One of the things I love about my apartment is that there is a lot of natural light. However, our location in the apartment building means that all of our windows face north and west. This makes things a little more difficult for me, since windows facing south often get more sun. However, the western windows should do the trick, as long as the herbs can get some direct sunlight in the afternoons. I can tell it will be difficult during the winter, but we’ll see if we can make it work.

While natural light is best for herbs, you might need to supplement with a grow light. There are a number of quality grow lights available that provide your herbs with the kind of light they need to thrive. You can buy lights ranging from $30 to more than $500. I plan to purchase a mid-range light that is highly portable for about $100. That way, if there isn’t enough sunlight, I can supplement with the grow light.

Remember to keep your herbs away from the glass of the window. Leaves that touch the glass can quickly wilt during the winter, since the temperature near the window will likely be colder during than other areas of the house. It’s especially important to keep basil away from the window. When we had basil, we moved the plant back away from the window at night during the winter so that it remained in its preferred temperature.

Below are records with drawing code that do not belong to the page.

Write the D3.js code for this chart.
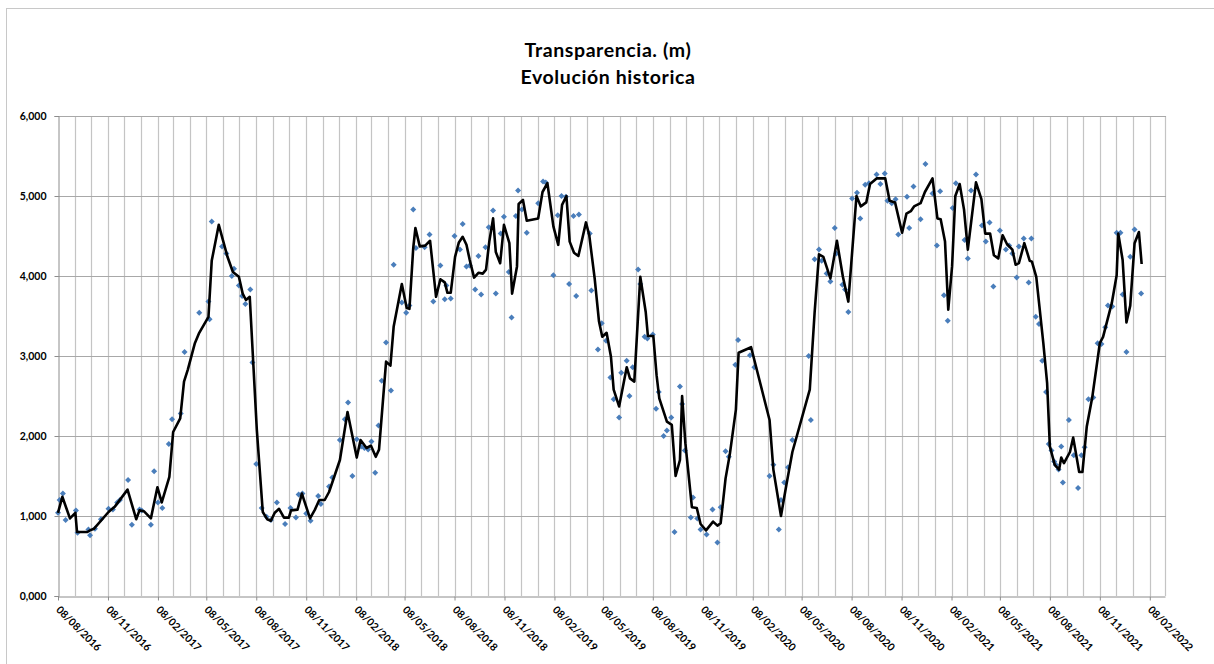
<!DOCTYPE html>
<html><head><meta charset="utf-8">
<script src="https://cdn.jsdelivr.net/npm/d3@7"></script>
<style>
html,body{margin:0;padding:0;background:#fff;}
svg{display:block;font-family:Lato,"Liberation Sans",sans-serif;}
</style></head><body>
<svg id="chart" width="1214" height="664"></svg>
<script>
const titleLines = ["Transparencia. (m)", "Evolución historica"];
const yTickValues = [0, 1, 2, 3, 4, 5, 6];
const xTickLabels = ["08/08/2016","08/11/2016","08/02/2017","08/05/2017","08/08/2017","08/11/2017",
  "08/02/2018","08/05/2018","08/08/2018","08/11/2018","08/02/2019","08/05/2019","08/08/2019",
  "08/11/2019","08/02/2020","08/05/2020","08/08/2020","08/11/2020","08/02/2021","08/05/2021",
  "08/08/2021","08/11/2021","08/02/2022"];

// sample day number counted from 08/08/2016
const pointDays = [0,3,9,14,33,36,56,59,68,79,93,101,109,114,129,136,150,154,171,177,184,192,204,210,226,233,
  260,277,279,283,302,310,320,324,333,339,345,354,358,365,375,384,392,403,418,428,438,443,450,457,465,479,484,
  499,505,519,528,534,542,550,558,564,571,577,584,590,596,604,613,618,633,641,647,654,659,675,684,691,704,712,
  715,723,730,740,745,752,758,768,774,779,787,793,801,806,815,821,830,835,843,847,854,863,884,893,898,912,920,
  927,935,941,949,954,959,979,982,994,1001,1009,1017,1023,1033,1037,1047,1052,1058,1068,1072,1080,1085,1095,
  1101,1106,1115,1121,1129,1135,1145,1149,1154,1165,1169,1177,1183,1194,1205,1214,1220,1229,1235,1247,1252,
  1274,1282,1310,1317,1327,1331,1337,1344,1352,1382,1386,1393,1401,1406,1415,1422,1430,1433,1444,1449,1455,
  1462,1471,1477,1486,1493,1507,1514,1522,1527,1535,1542,1547,1563,1567,1575,1588,1597,1610,1618,1624,1631,
  1638,1647,1653,1669,1675,1681,1690,1701,1708,1715,1722,1734,1745,1751,1757,1765,1769,1778,1787,1792,1800,
  1806,1812,1819,1824,1829,1834,1837,1842,1847,1850,1861,1870,1878,1884,1890,1897,1906,1914,1921,1928,1933,
  1941,1949,1956,1960,1967,1974,1982,1994];
const pointValues = [1.04,1.20,1.28,0.95,1.07,0.79,0.83,0.76,0.84,0.96,1.09,1.08,1.17,1.20,1.45,0.89,1.08,1.07,
  0.89,1.56,1.17,1.10,1.90,2.21,2.28,3.05,
  3.54,3.68,3.46,4.68,4.37,4.28,4.00,4.09,3.88,3.75,3.65,3.83,2.92,1.65,1.10,0.99,0.95,1.17,0.90,1.10,0.98,1.27,
  1.28,1.03,0.94,1.25,1.15,
  1.37,1.48,1.95,2.21,2.42,1.50,1.96,1.87,1.85,1.83,1.93,1.54,2.13,2.69,3.17,2.57,4.14,3.67,3.54,3.63,4.83,4.35,
  4.36,4.52,3.68,4.13,3.71,
  3.88,3.72,4.50,4.33,4.65,4.12,4.13,3.83,4.25,3.77,4.36,4.61,4.82,3.78,4.53,4.74,4.05,3.48,4.75,5.07,4.83,4.54,
  4.91,5.18,5.17,4.01,4.76,
  5.00,4.99,3.90,4.75,3.75,4.77,4.53,3.82,3.08,3.41,3.19,2.73,2.46,2.23,2.79,2.94,2.50,2.86,4.08,3.90,3.24,3.22,
  3.27,
  2.34,2.55,2.00,2.07,2.23,0.80,2.62,2.40,1.82,0.98,1.23,0.97,0.83,0.77,1.08,0.67,1.11,1.81,1.74,2.89,3.20,
  3.01,2.86,1.50,1.64,0.83,1.20,1.42,1.61,1.95,3.00,2.20,4.21,4.33,4.19,4.03,3.93,4.60,4.28,3.89,3.83,3.55,
  4.97,5.04,4.72,5.14,5.16,5.27,5.15,5.28,4.94,4.91,4.96,4.52,4.99,4.60,5.12,4.71,5.40,5.03,4.38,5.06,3.76,
  3.44,4.85,5.16,4.45,4.22,5.07,5.27,4.63,4.43,4.67,3.87,4.57,4.33,4.38,4.28,3.98,4.37,4.47,3.92,4.47,3.49,
  3.40,2.94,2.55,1.90,1.82,1.68,1.64,1.58,1.87,1.42,2.20,1.76,1.35,1.76,1.86,2.46,2.48,3.16,3.15,3.36,3.63,
  3.62,4.54,4.54,3.77,3.05,4.24,4.58,3.78];

const lineDays = [0,8,22,32,35,54,59,66,93,105,128,144,150,158,171,183,191,205,212,225,232,239,252,260,277,283,
  296,312,322,333,340,346,353,366,377,385,392,399,407,416,425,429,441,449,464,473,481,491,499,519,533,550,557,
  568,576,585,591,604,612,618,633,642,647,654,658,666,676,685,696,704,712,717,723,731,738,745,752,758,766,774,
  782,788,794,801,806,814,821,831,836,845,848,856,863,884,892,901,912,921,928,936,942,950,958,972,978,988,996,
  1002,1010,1018,1023,1033,1047,1053,1061,1072,1082,1086,1096,1102,1107,1121,1130,1137,1145,1149,1155,1167,
  1176,1183,1193,1206,1214,1220,1229,1237,1248,1253,1276,1310,1317,1331,1341,1352,1384,1393,1401,1409,1422,
  1434,1445,1455,1470,1478,1488,1495,1507,1523,1531,1541,1554,1562,1570,1576,1588,1596,1610,1619,1625,1633,
  1639,1646,1652,1660,1668,1675,1690,1700,1707,1716,1723,1731,1739,1747,1757,1763,1769,1779,1789,1793,1801,
  1814,1821,1826,1835,1843,1847,1852,1863,1869,1880,1886,1894,1904,1918,1924,1940,1949,1952,1960,1967,1974,
  1982,1990,1995];
const lineValues = [1.04,1.24,0.97,1.04,0.80,0.80,0.82,0.84,1.05,1.12,1.33,0.96,1.07,1.06,0.97,1.36,1.17,1.49,2.05,
  2.22,2.68,2.83,3.16,3.29,3.49,4.19,
  4.64,4.24,4.05,3.99,3.78,3.70,3.74,2.08,1.05,0.96,0.94,1.04,1.09,0.98,0.98,1.07,1.08,1.28,0.97,1.08,1.20,1.20,
  1.30,1.70,2.30,1.73,1.95,
  1.85,1.88,1.74,1.83,2.93,2.88,3.37,3.90,3.60,3.59,4.35,4.60,4.37,4.38,4.44,3.74,3.96,3.92,3.79,3.79,4.24,4.42,
  4.49,4.39,4.20,3.98,4.04,
  4.03,4.08,4.43,4.72,4.30,4.16,4.64,4.41,3.78,4.12,4.90,4.95,4.69,4.72,5.05,5.16,4.62,4.39,4.89,5.00,4.43,4.29,
  4.25,4.67,4.51,3.97,3.43,
  3.24,3.29,2.99,2.58,2.37,2.86,2.72,2.68,3.99,3.55,3.25,3.25,2.76,2.47,2.18,2.14,1.50,1.70,2.50,1.91,1.11,
  1.10,0.90,0.82,0.93,0.88,0.91,1.47,1.78,2.33,3.04,3.11,2.20,1.58,1.00,1.39,1.80,2.58,3.55,4.27,4.24,3.97,
  4.44,3.99,3.68,5.00,4.87,4.92,5.15,5.22,5.22,4.94,4.92,4.54,4.78,4.81,4.87,4.91,5.05,5.22,4.72,4.71,4.43,
  3.58,4.12,5.00,5.15,4.83,4.33,5.17,4.96,4.53,4.53,4.26,4.22,4.51,4.40,4.33,4.14,4.16,4.41,4.19,4.18,3.99,
  3.16,2.66,1.87,1.64,1.58,1.73,1.66,1.80,1.98,1.55,1.55,2.12,2.48,3.16,3.24,3.66,4.01,4.53,4.20,3.42,3.63,
  4.41,4.55,4.15];

const parse = d3.timeParse("%d/%m/%Y");
const startDate = parse(xTickLabels[0]);
const tickDates = xTickLabels.map(parse);
const endDate = d3.timeMonth.offset(tickDates[tickDates.length - 1], 1);
const toDate = d => d3.timeDay.offset(startDate, d);

const points = pointDays.map((d, i) => ({date: toDate(d), value: pointValues[i]}));
const linePts = lineDays.map((d, i) => ({date: toDate(d), value: lineValues[i]}));

const M = {left: 58, right: 1165, top: 116, bottom: 596};
const x = d3.scaleTime().domain([startDate, endDate]).range([M.left, M.right]);
const y = d3.scaleLinear().domain([0, 6]).range([M.bottom, M.top]);

const svg = d3.select("#chart");
const es = d3.formatLocale({decimal: ",", thousands: ".", grouping: [3], currency: ["", "€"]});
const fmtY = es.format(".3f");

// chart area border
svg.append("rect").attr("x", 6.5).attr("y", 8.5).attr("width", 1230).attr("height", 680)
  .attr("fill", "none").attr("stroke", "#c8c8c8").attr("stroke-width", 1);

// title
svg.append("g").selectAll("text").data(titleLines).join("text")
  .attr("x", 608).attr("y", (d, i) => 57 + i * 26.5)
  .attr("text-anchor", "middle").attr("font-size", 19.5).attr("font-weight", 700)
  .attr("letter-spacing", 0.6)
  .attr("fill", "#000").text(d => d);

// vertical monthly gridlines
const monthDates = d3.range(1, d3.timeMonth.count(startDate, endDate) + 1).map(i => d3.timeMonth.offset(startDate, i));
svg.append("g").selectAll("line").data(monthDates).join("line")
  .attr("x1", d => Math.round(x(d)) + 0.5).attr("x2", d => Math.round(x(d)) + 0.5)
  .attr("y1", M.top).attr("y2", M.bottom)
  .attr("stroke", "#c4c4c4").attr("stroke-width", 1.2);

// horizontal gridlines
svg.append("g").selectAll("line").data(yTickValues.filter(v => v > 0)).join("line")
  .attr("x1", M.left).attr("x2", M.right + 1)
  .attr("y1", d => Math.round(y(d)) + 0.5).attr("y2", d => Math.round(y(d)) + 0.5)
  .attr("stroke", "#a8a8a8").attr("stroke-width", 1);

// y axis
const yAxis = svg.append("g").attr("transform", `translate(${M.left + 0.5},0)`)
  .call(d3.axisLeft(y).tickValues(yTickValues).tickFormat(fmtY).tickSize(4).tickPadding(8));
yAxis.select(".domain").attr("stroke", "#8c8c8c");
yAxis.selectAll(".tick line").attr("stroke", "#8c8c8c");
yAxis.selectAll(".tick text").attr("font-size", 10.5).attr("font-weight", 700)
  .attr("font-family", "Lato, 'Liberation Sans', sans-serif").attr("fill", "#000");

// x axis
const xAxis = svg.append("g").attr("transform", `translate(0,${M.bottom + 0.5})`)
  .call(d3.axisBottom(x).tickValues(tickDates).tickFormat(d3.timeFormat("%d/%m/%Y")).tickSize(4).tickSizeOuter(0));
xAxis.select(".domain").attr("stroke", "#8c8c8c");
xAxis.selectAll(".tick line").attr("stroke", "#8c8c8c");
xAxis.selectAll(".tick text")
  .attr("font-size", 10.5).attr("font-weight", 700)
  .attr("font-family", "Lato, 'Liberation Sans', sans-serif").attr("fill", "#000")
  .attr("text-anchor", "start").attr("y", 0).attr("dy", 0)
  .attr("transform", "translate(-3,14) rotate(45)");

// scatter points (diamonds)
svg.append("g").selectAll("path").data(points).join("path")
  .attr("d", d3.symbol(d3.symbolSquare, 18))
  .attr("transform", d => `translate(${x(d.date)},${y(d.value)}) rotate(45)`)
  .attr("fill", "#4a7ebb");

// black line
svg.append("path").datum(linePts)
  .attr("d", d3.line().x(d => x(d.date)).y(d => y(d.value)))
  .attr("fill", "none").attr("stroke", "#000").attr("stroke-width", 2.6)
  .attr("stroke-linejoin", "round");
</script>
</body></html>
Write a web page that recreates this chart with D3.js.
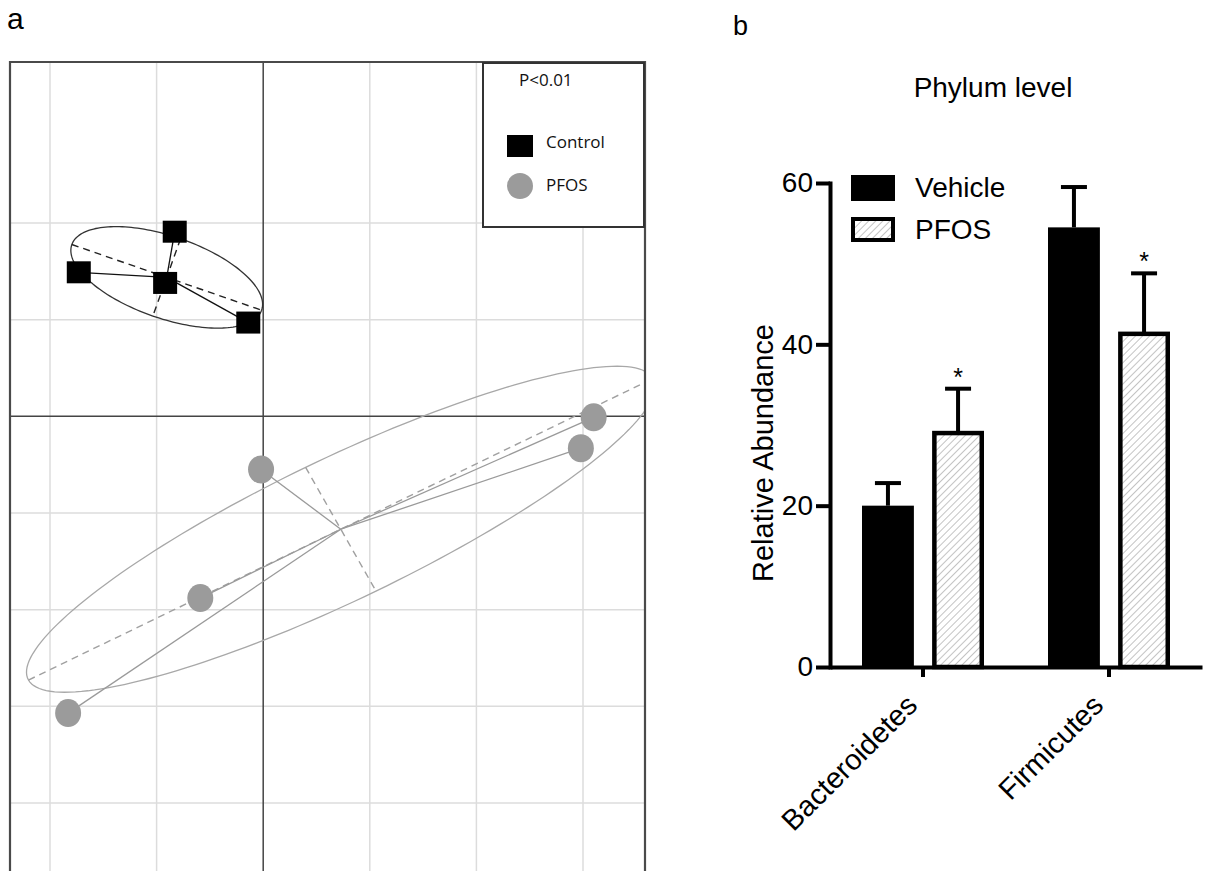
<html>
<head>
<meta charset="UTF-8">
<script src="https://d3js.org/d3.v7.min.js"></script>
<style>
  body { margin: 0; background: #fff; }
  .grid line { stroke: #dcdcdc; stroke-width: 1.5px; }
  .zero { stroke: #444; stroke-width: 1.5px; }
  .frame { stroke: #4a4a4a; stroke-width: 2.2px; fill: none; }
  .panelLabel { font-family: "Liberation Sans", Arial, sans-serif; }
  .legA { font-family: "Open Sans", sans-serif; font-size: 17px; fill: #111; }
  .barAxis .domain, .barAxis line { stroke: #000; stroke-width: 4px; }
  .barAxis text { font-family: "Liberation Sans", Arial, sans-serif; font-size: 28px; fill: #000; }
  .bText { font-family: "Liberation Sans", Arial, sans-serif; fill: #000; }
</style>
</head>
<body>
<svg id="fig" width="1205" height="871"></svg>
<script>
// ---- panel a: ordination scores ----
const controlX = [-1.73, -0.83, -0.92, -0.14];
const controlY = [1.49, 1.91, 1.38, 0.97];
const pfosX = [-0.02, -0.59, -1.83, 2.98, 3.10];
const pfosY = [-0.55, -1.88, -3.07, -0.33, -0.01];
// ellipse half-axes (conjugate), data units
const controlAxes = [[0.89, -0.34], [-0.13, -0.40]];
const pfosAxes = [[2.93, 1.56], [0.33, -0.64]];
const gridX = [-2, -1, 1, 2, 3];
const gridY = [-4, -3, -2, -1, 1, 2];

// ---- panel b: relative abundance ----
const phyla = ['Bacteroidetes', 'Firmicutes'];
const groups = ['Vehicle', 'PFOS'];
const vehicleMean = [20.0, 54.5];
const vehicleErr = [2.8, 5.0];
const pfosMean = [29.0, 41.3];
const pfosErr = [5.5, 7.5];
const pfosStar = ['*', '*'];
const yTicks = [0, 20, 40, 60];

const svg = d3.select('#fig');

// hatch pattern for PFOS bars
const defs = svg.append('defs');
defs.append('pattern')
    .attr('id', 'hatch')
    .attr('patternUnits', 'userSpaceOnUse')
    .attr('width', 5).attr('height', 5)
    .attr('patternTransform', 'rotate(45)')
    .append('line')
    .attr('x1', 0).attr('y1', 0).attr('x2', 0).attr('y2', 5)
    .attr('stroke', '#9a9a9a').attr('stroke-width', 1.2);

defs.append('clipPath').attr('id', 'clipA')
    .append('rect').attr('x', 10).attr('y', 62).attr('width', 635).attr('height', 820);

// ================= panel a =================
const x = d3.scaleLinear().domain([-2, 3]).range([50, 583]);
const y = d3.scaleLinear().domain([-4, 2]).range([803, 223]);

svg.append('text').attr('class', 'panelLabel').attr('x', 7).attr('y', 29)
   .style('font-size', '30px').text('a');

const pa = svg.append('g').attr('clip-path', 'url(#clipA)');

const grid = pa.append('g').attr('class', 'grid');
grid.selectAll('line.gx').data(gridX).join('line')
    .attr('class', 'gx')
    .attr('x1', d => x(d)).attr('x2', d => x(d))
    .attr('y1', 62).attr('y2', 871);
grid.selectAll('line.gy').data(gridY).join('line')
    .attr('class', 'gy')
    .attr('x1', 10).attr('x2', 645)
    .attr('y1', d => y(d)).attr('y2', d => y(d));

pa.append('line').attr('class', 'zero')
  .attr('x1', x(0)).attr('x2', x(0)).attr('y1', 62).attr('y2', 871);
pa.append('line').attr('class', 'zero')
  .attr('x1', 10).attr('x2', 645).attr('y1', y(0)).attr('y2', y(0));

function drawGroup(xs, ys, axes, opts) {
    const pts = xs.map((v, i) => [v, ys[i]]);
    const cx = d3.mean(xs), cy = d3.mean(ys);
    const [a, b] = axes;
    const ell = d3.range(0, 2 * Math.PI, Math.PI / 90).map(t =>
        [cx + a[0] * Math.cos(t) + b[0] * Math.sin(t), cy + a[1] * Math.cos(t) + b[1] * Math.sin(t)]);
    const line = d3.line().x(d => x(d[0])).y(d => y(d[1]));

    pa.append('path').datum(ell)
      .attr('d', line.curve(d3.curveLinearClosed))
      .attr('fill', 'none').attr('stroke', opts.ellipse).attr('stroke-width', 1.3);
    line.curve(d3.curveLinear);

    // dashed principal axes
    [a, b].forEach(v => {
        pa.append('path').datum([[cx - v[0], cy - v[1]], [cx + v[0], cy + v[1]]])
          .attr('d', line)
          .attr('fill', 'none').attr('stroke', opts.dash)
          .attr('stroke-width', 1.4).attr('stroke-dasharray', '7,5');
    });

    // spider lines from centroid
    pa.selectAll(null).data(pts).join('line')
      .attr('x1', x(cx)).attr('y1', y(cy))
      .attr('x2', d => x(d[0])).attr('y2', d => y(d[1]))
      .attr('stroke', opts.spider).attr('stroke-width', 1.3);

    return pts;
}

const cPts = drawGroup(controlX, controlY, controlAxes, { ellipse: '#333', dash: '#222', spider: '#111' });
const pPts = drawGroup(pfosX, pfosY, pfosAxes, { ellipse: '#a8a8a8', dash: '#a0a0a0', spider: '#9a9a9a' });

pa.selectAll('rect.ctrl').data(cPts).join('rect')
  .attr('class', 'ctrl')
  .attr('x', d => x(d[0]) - 12).attr('y', d => y(d[1]) - 11)
  .attr('width', 24).attr('height', 22)
  .attr('fill', '#000');

pa.selectAll('ellipse.pfos').data(pPts).join('ellipse')
  .attr('class', 'pfos')
  .attr('cx', d => x(d[0])).attr('cy', d => y(d[1]))
  .attr('rx', 13).attr('ry', 14)
  .attr('fill', '#9b9b9b');

// frame (open at the bottom)
svg.append('path').attr('class', 'frame').attr('d', 'M10,871V62H645V871');

// legend box
const la = svg.append('g');
la.append('rect').attr('x', 483).attr('y', 63).attr('width', 161).attr('height', 164)
  .attr('fill', '#fff').attr('stroke', '#333').attr('stroke-width', 2);
la.append('text').attr('class', 'legA').attr('x', 519).attr('y', 86).text('P<0.01');
la.append('rect').attr('x', 507).attr('y', 135).attr('width', 26).attr('height', 22).attr('fill', '#000');
la.append('text').attr('class', 'legA').attr('x', 546).attr('y', 148).text('Control');
la.append('ellipse').attr('cx', 520).attr('cy', 186).attr('rx', 13).attr('ry', 13).attr('fill', '#9b9b9b');
la.append('text').attr('class', 'legA').attr('x', 546).attr('y', 191).text('PFOS');

// ================= panel b =================
svg.append('text').attr('class', 'panelLabel').attr('x', 733).attr('y', 35)
   .style('font-size', '27px').text('b');

const yb = d3.scaleLinear().domain([0, 60]).range([667, 183]);
const xb = d3.scaleBand().domain(phyla).range([830, 1202]);
const xs = d3.scaleBand().domain(groups).range([-61, 61]).paddingInner(0.26);

svg.append('text').attr('class', 'bText')
   .attr('x', 993).attr('y', 97).attr('text-anchor', 'middle')
   .style('font-size', '28px').text('Phylum level');

const bars = [];
phyla.forEach((p, i) => {
    bars.push({ phylum: p, group: 'Vehicle', mean: vehicleMean[i], err: vehicleErr[i], star: '' });
    bars.push({ phylum: p, group: 'PFOS', mean: pfosMean[i], err: pfosErr[i], star: pfosStar[i] });
});
const bx = d => xb(d.phylum) + xb.bandwidth() / 2 + xs(d.group);

// error bars
const eb = svg.append('g');
eb.selectAll('line.ev').data(bars).join('line')
  .attr('class', 'ev')
  .attr('x1', d => bx(d) + xs.bandwidth() / 2).attr('x2', d => bx(d) + xs.bandwidth() / 2)
  .attr('y1', d => yb(d.mean)).attr('y2', d => yb(d.mean + d.err))
  .attr('stroke', '#000').attr('stroke-width', 4);
eb.selectAll('line.ec').data(bars).join('line')
  .attr('class', 'ec')
  .attr('x1', d => bx(d) + xs.bandwidth() / 2 - 13).attr('x2', d => bx(d) + xs.bandwidth() / 2 + 13)
  .attr('y1', d => yb(d.mean + d.err)).attr('y2', d => yb(d.mean + d.err))
  .attr('stroke', '#000').attr('stroke-width', 4);

// bars
svg.selectAll('rect.bar').data(bars).join('rect')
   .attr('class', 'bar')
   .attr('x', d => d.group === 'PFOS' ? bx(d) + 2.25 : bx(d))
   .attr('width', d => d.group === 'PFOS' ? xs.bandwidth() - 4.5 : xs.bandwidth())
   .attr('y', d => yb(d.mean))
   .attr('height', d => yb(0) - yb(d.mean))
   .attr('fill', d => d.group === 'PFOS' ? 'url(#hatch)' : '#000')
   .attr('stroke', d => d.group === 'PFOS' ? '#000' : 'none')
   .attr('stroke-width', 4.5);

// significance stars
svg.selectAll('text.star').data(bars.filter(d => d.star)).join('text')
   .attr('class', 'star bText')
   .attr('x', d => bx(d) + xs.bandwidth() / 2)
   .attr('y', d => yb(d.mean + d.err) - 3)
   .attr('text-anchor', 'middle')
   .style('font-size', '25px')
   .text(d => d.star);

// axes
const yAxis = svg.append('g').attr('class', 'barAxis')
   .attr('transform', 'translate(830,0)')
   .call(d3.axisLeft(yb).tickValues(yTicks).tickSize(14).tickSizeOuter(0).tickPadding(3));
yAxis.select('.domain').attr('stroke-linecap', 'square');

const xAxis = svg.append('g').attr('class', 'barAxis')
   .attr('transform', 'translate(0,667)')
   .call(d3.axisBottom(xb).tickSize(10).tickSizeOuter(0));
xAxis.selectAll('text')
   .attr('x', 0).attr('y', 0).attr('dy', 0)
   .attr('text-anchor', 'end')
   .attr('transform', 'translate(-4,40) rotate(-45)')
   .style('font-size', '29px');

svg.append('text').attr('class', 'bText')
   .attr('transform', 'translate(773,453) rotate(-90)')
   .attr('text-anchor', 'middle')
   .style('font-size', '29px')
   .text('Relative Abundance');

// legend b
const lb = svg.append('g');
lb.append('rect').attr('x', 851).attr('y', 175).attr('width', 44).attr('height', 26).attr('fill', '#000');
lb.append('rect').attr('x', 853).attr('y', 219).attr('width', 40).attr('height', 21)
  .attr('fill', 'url(#hatch)').attr('stroke', '#000').attr('stroke-width', 4);
lb.append('text').attr('class', 'bText').attr('x', 915).attr('y', 197).style('font-size', '28px').text('Vehicle');
lb.append('text').attr('class', 'bText').attr('x', 915).attr('y', 239).style('font-size', '28px').text('PFOS');
</script>
</body>
</html>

It’s also a good idea to move your herbs so that aren’t stuck beneath a heater. They will dry out quickly if hot air from a vent blows on them regularly. Make it a point to keep them well-watered, and away from the withering effect of dry air blowing on them.

Proper drainage

With a raised garden bed outside, it’s easy to ensure that the herbs have proper drainage. However, once you bring herbs into the house, drainage can become an issue, since the plants are kept in a pot, and natural drainage is unavailable. You need to make sure that you have drainage so the roots don’t rot. You also need to make sure that you have a way to keep the draining water from damaging whatever surface your plants sit on.

My favorite strategy is to buy pots that take drainage into account. These are pots that have two parts. The upper part has holes in the bottom so that excess water can drain. There is also a lower part that catches the drained water. As long as you don’t over-water your herbs, the moisture evaporates. These pots are set up so there is some aeration, as well as reducing the chance of rot.

Another possibility, if your pot doesn’t have holes in the bottom, is to line the bottom of the pot with two or three layers small stones of varying sizes so that it provides a little drainage within the pot.

With a little effort and planning, you can grow your herbs indoors, enjoying fresh flavor for your food, no matter the time of year.